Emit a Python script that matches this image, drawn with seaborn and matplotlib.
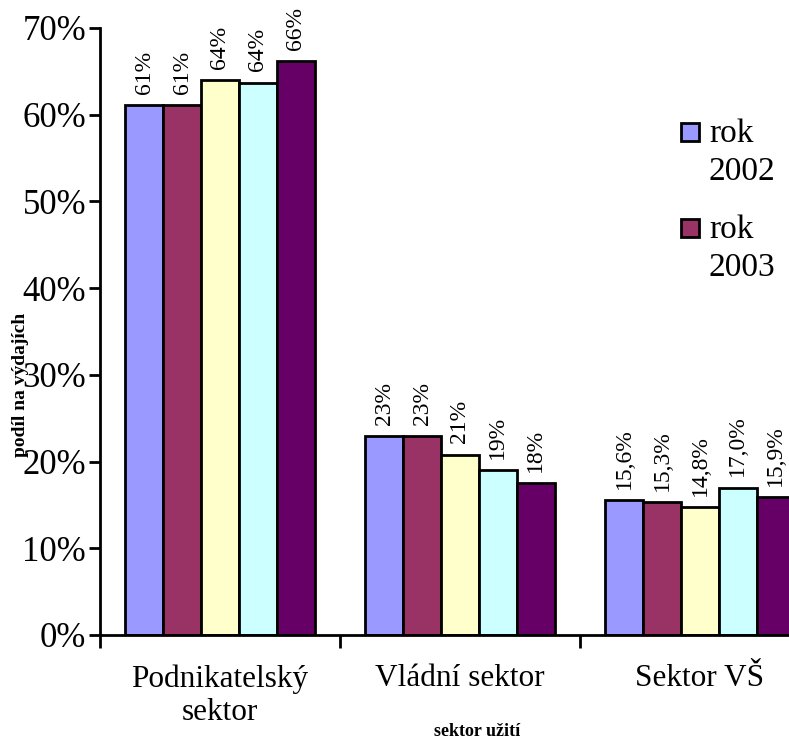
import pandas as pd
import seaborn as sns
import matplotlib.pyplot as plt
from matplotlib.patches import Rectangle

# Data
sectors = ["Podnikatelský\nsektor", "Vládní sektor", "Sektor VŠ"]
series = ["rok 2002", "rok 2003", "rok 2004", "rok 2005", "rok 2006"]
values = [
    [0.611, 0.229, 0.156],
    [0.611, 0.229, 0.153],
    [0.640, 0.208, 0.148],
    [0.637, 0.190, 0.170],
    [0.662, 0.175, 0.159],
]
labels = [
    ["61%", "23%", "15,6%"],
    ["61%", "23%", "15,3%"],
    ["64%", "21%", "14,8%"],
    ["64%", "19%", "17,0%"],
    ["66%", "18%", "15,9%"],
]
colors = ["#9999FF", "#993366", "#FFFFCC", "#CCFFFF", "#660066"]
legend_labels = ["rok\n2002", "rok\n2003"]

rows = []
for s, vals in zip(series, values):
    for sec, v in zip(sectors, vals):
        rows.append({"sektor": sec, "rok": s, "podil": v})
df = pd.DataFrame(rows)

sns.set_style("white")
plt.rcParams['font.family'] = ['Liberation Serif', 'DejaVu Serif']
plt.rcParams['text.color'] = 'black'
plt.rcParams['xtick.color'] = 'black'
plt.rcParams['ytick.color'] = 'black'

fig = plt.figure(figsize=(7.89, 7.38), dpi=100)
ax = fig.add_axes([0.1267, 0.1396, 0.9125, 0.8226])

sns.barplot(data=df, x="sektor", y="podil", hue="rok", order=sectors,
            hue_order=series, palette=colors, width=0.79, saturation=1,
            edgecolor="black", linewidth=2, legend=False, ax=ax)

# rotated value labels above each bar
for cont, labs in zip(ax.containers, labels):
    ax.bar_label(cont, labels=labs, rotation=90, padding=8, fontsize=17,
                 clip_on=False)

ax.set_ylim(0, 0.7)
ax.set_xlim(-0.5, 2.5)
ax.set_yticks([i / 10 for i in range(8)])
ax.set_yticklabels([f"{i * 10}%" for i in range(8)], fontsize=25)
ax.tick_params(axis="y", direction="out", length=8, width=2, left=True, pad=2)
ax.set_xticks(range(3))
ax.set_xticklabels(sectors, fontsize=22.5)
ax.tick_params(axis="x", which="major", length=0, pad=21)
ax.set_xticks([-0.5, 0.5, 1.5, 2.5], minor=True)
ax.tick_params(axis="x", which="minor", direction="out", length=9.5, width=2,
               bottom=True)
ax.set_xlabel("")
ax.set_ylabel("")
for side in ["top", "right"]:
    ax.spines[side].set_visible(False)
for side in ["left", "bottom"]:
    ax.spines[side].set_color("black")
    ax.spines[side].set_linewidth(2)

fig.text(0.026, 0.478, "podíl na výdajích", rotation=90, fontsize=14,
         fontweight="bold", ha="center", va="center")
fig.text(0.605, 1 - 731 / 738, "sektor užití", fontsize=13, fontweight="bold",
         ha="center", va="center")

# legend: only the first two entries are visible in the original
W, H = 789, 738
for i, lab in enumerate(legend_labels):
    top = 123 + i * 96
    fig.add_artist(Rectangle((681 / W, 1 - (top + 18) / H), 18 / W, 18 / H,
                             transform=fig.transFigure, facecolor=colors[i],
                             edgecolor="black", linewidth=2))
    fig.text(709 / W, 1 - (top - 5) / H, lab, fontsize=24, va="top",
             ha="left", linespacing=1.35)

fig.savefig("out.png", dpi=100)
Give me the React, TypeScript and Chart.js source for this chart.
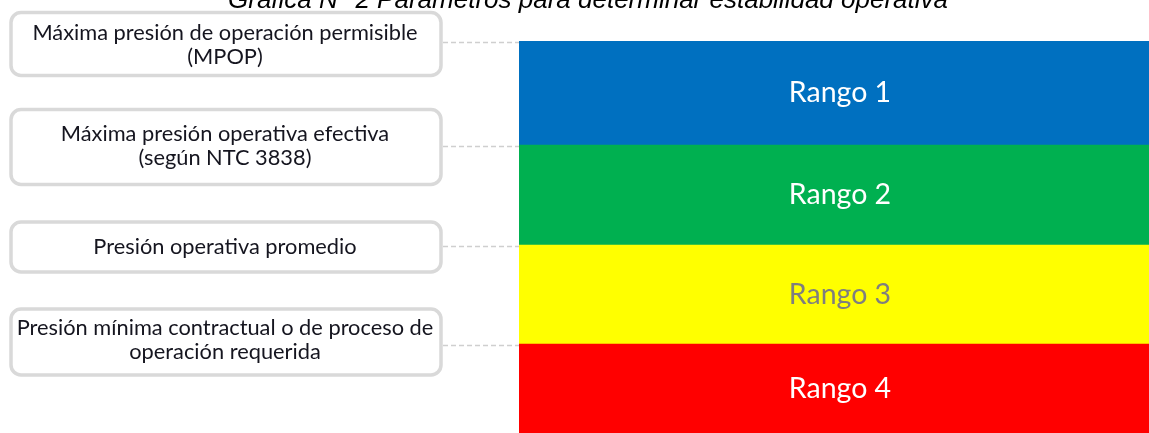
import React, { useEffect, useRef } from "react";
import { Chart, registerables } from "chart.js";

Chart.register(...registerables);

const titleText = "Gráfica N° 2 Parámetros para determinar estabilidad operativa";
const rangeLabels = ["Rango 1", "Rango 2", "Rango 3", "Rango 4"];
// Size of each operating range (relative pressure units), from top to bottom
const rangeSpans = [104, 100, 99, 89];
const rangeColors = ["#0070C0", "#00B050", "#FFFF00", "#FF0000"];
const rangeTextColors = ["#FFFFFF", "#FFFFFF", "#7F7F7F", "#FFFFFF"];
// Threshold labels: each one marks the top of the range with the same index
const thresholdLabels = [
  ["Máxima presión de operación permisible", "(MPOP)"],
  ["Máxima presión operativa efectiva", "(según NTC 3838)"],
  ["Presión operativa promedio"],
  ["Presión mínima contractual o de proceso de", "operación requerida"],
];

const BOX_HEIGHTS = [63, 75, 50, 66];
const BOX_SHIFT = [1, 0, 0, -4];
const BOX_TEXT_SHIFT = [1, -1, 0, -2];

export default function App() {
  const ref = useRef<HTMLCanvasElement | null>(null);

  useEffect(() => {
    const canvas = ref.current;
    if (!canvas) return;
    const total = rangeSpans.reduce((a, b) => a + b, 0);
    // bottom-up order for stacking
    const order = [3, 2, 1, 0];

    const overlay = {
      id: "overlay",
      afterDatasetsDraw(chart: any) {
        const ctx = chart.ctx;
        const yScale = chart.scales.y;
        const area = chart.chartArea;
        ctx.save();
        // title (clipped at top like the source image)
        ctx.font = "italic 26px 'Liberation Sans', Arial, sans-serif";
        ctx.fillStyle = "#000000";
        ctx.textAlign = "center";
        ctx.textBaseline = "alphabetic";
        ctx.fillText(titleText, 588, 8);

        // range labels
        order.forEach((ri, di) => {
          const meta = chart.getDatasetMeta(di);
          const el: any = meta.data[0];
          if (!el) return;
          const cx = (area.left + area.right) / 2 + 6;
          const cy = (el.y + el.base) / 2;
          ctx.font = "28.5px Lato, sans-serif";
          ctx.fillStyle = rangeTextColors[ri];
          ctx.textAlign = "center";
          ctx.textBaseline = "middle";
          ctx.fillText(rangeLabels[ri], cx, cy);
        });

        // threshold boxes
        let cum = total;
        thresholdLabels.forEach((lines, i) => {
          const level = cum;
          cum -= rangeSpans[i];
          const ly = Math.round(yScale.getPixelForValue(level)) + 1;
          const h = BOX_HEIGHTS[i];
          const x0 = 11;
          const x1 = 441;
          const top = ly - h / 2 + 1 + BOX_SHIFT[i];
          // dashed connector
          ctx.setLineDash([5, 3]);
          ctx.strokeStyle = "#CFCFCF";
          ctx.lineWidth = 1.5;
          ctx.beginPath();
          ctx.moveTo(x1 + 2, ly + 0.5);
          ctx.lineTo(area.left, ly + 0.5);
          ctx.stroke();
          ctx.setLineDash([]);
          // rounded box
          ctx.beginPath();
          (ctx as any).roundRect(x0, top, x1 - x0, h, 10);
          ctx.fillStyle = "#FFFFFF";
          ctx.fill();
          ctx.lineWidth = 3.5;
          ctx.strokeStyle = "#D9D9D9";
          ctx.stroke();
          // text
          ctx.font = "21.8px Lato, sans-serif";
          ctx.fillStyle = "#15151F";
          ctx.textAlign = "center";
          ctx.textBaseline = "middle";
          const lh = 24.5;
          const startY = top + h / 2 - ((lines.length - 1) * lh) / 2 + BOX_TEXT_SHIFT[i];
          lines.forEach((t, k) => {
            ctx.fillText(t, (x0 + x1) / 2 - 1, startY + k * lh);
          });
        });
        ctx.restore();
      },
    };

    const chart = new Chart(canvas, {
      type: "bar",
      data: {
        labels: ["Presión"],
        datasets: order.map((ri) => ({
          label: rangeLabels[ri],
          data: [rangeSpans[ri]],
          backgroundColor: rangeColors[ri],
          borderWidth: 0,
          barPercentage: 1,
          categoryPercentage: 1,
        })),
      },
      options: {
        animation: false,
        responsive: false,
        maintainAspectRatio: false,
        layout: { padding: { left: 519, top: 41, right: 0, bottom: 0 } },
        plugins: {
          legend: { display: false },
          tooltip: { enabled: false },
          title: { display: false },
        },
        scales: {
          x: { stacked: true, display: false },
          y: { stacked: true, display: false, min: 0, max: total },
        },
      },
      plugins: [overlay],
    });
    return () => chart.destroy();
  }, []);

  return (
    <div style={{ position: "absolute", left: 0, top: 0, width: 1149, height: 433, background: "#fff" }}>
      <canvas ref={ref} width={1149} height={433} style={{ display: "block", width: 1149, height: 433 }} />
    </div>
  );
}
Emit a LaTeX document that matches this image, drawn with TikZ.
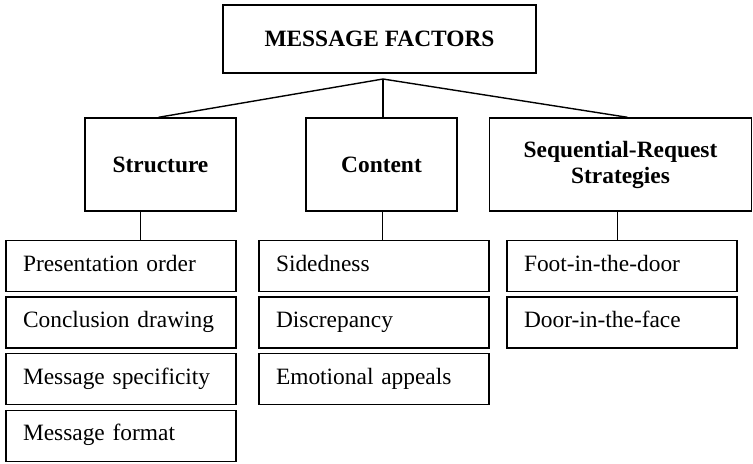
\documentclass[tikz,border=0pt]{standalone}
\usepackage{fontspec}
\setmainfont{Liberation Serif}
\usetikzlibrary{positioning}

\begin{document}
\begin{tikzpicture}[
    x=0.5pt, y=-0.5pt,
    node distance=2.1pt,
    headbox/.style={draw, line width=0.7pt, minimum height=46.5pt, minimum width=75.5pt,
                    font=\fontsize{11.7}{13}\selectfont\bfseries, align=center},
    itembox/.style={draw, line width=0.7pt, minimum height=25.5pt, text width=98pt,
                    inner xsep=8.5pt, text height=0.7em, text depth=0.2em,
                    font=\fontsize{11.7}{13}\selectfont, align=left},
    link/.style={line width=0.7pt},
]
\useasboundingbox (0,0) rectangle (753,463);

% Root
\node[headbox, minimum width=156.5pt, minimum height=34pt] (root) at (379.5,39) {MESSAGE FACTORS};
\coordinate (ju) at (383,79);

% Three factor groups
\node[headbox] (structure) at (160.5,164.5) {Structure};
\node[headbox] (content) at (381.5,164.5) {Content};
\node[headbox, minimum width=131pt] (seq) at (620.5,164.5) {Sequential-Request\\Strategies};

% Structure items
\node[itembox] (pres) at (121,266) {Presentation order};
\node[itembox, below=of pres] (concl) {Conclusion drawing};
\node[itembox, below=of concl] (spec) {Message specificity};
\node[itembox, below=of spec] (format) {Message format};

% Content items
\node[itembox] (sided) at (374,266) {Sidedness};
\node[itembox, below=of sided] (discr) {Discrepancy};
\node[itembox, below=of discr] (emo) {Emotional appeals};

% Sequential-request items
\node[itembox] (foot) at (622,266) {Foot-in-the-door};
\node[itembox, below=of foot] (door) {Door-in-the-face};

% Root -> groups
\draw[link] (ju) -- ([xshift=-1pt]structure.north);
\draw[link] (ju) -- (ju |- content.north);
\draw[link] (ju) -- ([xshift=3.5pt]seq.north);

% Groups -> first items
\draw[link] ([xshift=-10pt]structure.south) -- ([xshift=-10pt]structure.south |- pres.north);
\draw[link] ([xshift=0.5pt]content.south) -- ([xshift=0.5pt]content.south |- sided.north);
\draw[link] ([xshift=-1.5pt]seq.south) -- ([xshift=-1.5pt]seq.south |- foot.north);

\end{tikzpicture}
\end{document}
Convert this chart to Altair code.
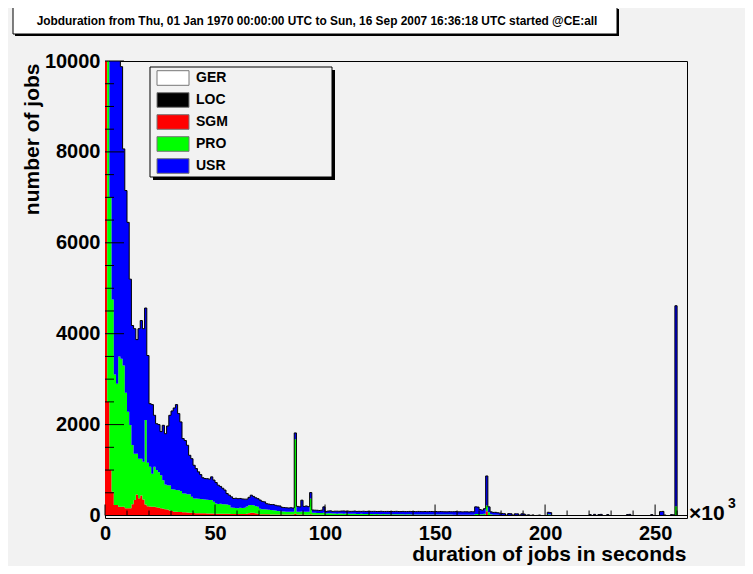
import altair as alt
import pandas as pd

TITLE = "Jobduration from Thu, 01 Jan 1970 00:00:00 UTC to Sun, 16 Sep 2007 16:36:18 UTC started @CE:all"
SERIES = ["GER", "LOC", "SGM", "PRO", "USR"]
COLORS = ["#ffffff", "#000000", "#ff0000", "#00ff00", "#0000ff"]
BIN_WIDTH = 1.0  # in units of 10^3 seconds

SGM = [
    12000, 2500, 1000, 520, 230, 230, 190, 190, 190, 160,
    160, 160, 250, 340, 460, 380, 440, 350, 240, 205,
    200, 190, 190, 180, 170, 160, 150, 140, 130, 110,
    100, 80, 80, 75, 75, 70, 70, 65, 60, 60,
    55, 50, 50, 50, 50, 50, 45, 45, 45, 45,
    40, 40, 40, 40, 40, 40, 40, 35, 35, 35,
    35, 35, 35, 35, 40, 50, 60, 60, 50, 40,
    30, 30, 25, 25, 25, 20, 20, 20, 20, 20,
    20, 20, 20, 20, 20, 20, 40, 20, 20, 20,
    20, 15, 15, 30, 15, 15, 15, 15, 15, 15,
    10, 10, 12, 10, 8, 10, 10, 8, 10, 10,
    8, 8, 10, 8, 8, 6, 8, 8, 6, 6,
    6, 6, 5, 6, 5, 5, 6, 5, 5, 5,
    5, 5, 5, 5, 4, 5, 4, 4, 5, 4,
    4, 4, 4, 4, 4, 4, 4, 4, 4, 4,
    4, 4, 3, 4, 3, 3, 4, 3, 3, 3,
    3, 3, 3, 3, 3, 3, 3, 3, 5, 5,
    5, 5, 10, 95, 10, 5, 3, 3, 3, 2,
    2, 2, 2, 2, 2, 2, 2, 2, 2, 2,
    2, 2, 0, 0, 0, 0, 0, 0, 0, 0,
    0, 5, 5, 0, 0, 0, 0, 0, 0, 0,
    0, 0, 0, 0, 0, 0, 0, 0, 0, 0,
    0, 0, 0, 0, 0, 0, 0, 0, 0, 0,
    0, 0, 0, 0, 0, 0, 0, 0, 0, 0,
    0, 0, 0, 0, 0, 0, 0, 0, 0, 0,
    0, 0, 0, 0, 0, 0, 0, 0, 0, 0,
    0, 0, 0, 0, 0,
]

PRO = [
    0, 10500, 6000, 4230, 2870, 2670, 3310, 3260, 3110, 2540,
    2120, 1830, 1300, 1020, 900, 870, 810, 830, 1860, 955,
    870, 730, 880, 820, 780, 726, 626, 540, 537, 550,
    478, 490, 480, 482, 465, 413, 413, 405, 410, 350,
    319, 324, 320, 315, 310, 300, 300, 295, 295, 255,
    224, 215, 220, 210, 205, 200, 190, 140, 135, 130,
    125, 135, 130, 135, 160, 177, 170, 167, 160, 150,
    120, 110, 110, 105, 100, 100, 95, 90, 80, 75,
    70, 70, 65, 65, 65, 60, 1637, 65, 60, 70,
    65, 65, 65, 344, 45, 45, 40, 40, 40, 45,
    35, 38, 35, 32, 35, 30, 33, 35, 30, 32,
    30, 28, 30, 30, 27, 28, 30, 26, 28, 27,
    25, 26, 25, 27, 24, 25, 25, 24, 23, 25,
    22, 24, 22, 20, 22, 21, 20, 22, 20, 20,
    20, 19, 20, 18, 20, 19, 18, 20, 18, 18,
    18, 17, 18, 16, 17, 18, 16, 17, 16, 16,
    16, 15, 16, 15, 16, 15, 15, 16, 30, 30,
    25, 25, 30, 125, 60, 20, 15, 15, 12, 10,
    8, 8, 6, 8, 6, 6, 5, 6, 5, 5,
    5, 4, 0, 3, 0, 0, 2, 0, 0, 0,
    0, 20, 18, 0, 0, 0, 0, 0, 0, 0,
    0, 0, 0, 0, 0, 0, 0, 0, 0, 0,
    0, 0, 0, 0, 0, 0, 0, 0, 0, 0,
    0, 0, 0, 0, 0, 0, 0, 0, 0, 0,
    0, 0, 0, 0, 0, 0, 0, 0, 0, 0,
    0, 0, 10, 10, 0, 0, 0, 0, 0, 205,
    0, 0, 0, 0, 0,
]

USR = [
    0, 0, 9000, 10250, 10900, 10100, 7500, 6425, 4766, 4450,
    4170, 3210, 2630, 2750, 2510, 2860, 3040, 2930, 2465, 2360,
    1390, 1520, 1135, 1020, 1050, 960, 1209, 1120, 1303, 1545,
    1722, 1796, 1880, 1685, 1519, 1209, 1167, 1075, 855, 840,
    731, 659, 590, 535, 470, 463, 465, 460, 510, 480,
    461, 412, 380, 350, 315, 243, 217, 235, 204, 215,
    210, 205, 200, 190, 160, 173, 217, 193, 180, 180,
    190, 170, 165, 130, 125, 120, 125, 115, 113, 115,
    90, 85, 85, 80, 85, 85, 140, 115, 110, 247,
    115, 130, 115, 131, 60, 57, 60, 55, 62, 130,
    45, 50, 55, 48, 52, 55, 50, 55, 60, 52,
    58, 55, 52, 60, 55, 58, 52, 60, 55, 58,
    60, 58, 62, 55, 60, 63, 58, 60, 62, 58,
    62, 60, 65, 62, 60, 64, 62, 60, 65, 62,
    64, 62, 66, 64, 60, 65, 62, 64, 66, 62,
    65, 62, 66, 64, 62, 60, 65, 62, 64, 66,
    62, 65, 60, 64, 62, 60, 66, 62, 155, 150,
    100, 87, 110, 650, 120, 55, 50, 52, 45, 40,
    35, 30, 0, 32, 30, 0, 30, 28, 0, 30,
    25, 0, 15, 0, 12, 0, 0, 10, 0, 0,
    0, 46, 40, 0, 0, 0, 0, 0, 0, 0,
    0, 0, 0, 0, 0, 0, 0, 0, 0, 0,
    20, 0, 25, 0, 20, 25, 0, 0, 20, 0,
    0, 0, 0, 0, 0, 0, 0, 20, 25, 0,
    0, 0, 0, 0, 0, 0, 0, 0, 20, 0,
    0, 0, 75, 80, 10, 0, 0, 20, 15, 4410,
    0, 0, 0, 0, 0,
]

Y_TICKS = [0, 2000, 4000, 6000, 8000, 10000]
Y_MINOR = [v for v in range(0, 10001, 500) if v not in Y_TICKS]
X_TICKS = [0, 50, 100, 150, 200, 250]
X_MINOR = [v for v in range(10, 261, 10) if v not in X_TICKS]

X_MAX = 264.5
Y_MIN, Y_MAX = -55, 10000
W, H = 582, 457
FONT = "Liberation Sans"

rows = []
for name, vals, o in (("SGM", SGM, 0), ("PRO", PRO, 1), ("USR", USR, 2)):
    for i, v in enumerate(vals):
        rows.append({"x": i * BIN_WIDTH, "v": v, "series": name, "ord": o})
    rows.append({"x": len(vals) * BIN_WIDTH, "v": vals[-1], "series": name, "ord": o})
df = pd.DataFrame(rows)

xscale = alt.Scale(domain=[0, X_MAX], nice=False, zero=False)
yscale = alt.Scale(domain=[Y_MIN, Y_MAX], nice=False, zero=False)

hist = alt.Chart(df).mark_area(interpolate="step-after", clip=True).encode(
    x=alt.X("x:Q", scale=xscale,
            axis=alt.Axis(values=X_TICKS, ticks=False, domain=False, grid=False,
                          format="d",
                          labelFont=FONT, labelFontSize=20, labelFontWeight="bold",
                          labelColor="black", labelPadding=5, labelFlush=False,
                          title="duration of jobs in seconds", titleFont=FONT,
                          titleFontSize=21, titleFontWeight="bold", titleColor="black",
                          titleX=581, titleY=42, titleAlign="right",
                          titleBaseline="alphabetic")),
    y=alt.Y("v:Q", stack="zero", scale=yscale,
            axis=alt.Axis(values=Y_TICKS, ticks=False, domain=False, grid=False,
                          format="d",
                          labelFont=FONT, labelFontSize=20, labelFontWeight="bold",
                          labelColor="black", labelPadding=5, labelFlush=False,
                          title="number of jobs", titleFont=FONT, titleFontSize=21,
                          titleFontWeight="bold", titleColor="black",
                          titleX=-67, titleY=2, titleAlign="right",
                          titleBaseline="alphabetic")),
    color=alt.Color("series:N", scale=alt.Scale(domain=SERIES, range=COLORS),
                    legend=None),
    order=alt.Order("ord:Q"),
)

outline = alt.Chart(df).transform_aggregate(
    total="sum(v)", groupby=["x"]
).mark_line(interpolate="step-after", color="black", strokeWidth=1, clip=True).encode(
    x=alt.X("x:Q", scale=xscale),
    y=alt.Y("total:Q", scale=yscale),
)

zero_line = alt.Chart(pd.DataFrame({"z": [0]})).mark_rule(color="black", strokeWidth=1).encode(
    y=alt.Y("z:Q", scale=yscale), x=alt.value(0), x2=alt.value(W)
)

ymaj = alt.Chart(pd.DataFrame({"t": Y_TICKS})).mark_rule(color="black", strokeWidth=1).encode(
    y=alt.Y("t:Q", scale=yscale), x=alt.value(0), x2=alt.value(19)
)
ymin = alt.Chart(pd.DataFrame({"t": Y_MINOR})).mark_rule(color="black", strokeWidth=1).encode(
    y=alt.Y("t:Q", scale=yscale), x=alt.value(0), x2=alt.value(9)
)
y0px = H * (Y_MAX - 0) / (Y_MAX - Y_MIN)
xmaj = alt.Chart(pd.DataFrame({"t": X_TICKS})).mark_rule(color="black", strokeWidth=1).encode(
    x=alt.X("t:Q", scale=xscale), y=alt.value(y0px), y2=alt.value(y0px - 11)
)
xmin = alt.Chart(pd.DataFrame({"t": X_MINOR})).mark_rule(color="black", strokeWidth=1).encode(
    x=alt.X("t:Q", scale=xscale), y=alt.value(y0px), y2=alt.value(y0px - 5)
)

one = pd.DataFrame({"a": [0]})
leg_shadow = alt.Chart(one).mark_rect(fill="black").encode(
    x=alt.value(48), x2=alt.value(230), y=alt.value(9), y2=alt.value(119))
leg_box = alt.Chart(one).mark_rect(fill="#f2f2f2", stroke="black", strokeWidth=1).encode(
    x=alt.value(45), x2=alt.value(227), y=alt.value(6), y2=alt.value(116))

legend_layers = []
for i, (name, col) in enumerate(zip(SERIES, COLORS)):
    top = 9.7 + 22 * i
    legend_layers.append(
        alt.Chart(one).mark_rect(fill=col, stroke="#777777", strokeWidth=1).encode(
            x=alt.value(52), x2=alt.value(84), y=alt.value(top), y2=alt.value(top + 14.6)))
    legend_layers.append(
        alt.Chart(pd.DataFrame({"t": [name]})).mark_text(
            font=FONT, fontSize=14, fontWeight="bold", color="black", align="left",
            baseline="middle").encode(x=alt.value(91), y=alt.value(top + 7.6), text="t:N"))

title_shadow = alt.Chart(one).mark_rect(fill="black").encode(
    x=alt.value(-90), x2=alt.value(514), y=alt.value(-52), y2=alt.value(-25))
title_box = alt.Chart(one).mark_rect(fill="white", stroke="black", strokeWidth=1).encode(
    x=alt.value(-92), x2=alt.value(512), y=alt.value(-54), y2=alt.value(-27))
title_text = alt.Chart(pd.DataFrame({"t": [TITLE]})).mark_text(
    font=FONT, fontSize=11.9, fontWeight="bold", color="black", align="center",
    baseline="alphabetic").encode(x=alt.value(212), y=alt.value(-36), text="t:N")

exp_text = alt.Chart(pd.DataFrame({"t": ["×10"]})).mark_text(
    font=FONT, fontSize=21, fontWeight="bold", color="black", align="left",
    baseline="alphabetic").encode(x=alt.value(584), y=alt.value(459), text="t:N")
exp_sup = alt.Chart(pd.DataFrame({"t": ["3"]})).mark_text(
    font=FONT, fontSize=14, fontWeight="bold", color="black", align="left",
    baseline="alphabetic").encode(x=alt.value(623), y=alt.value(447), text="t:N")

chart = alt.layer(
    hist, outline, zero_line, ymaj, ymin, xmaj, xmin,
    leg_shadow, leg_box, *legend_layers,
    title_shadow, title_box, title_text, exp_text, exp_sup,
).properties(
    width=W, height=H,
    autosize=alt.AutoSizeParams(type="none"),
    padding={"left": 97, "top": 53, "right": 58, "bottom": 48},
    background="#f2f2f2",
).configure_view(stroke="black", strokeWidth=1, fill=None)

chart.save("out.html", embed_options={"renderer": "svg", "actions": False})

Requirements: Begin at the top of the material above and output each line exactly, stopping after the line that holds "from matplotlib.patches import Rectangle". Leave out pictures.

Solved exercise:
Emit a Python script that matches this image, drawn with seaborn and matplotlib.
import pandas as pd
import seaborn as sns
import matplotlib.pyplot as plt
from matplotlib.patches import Rectangle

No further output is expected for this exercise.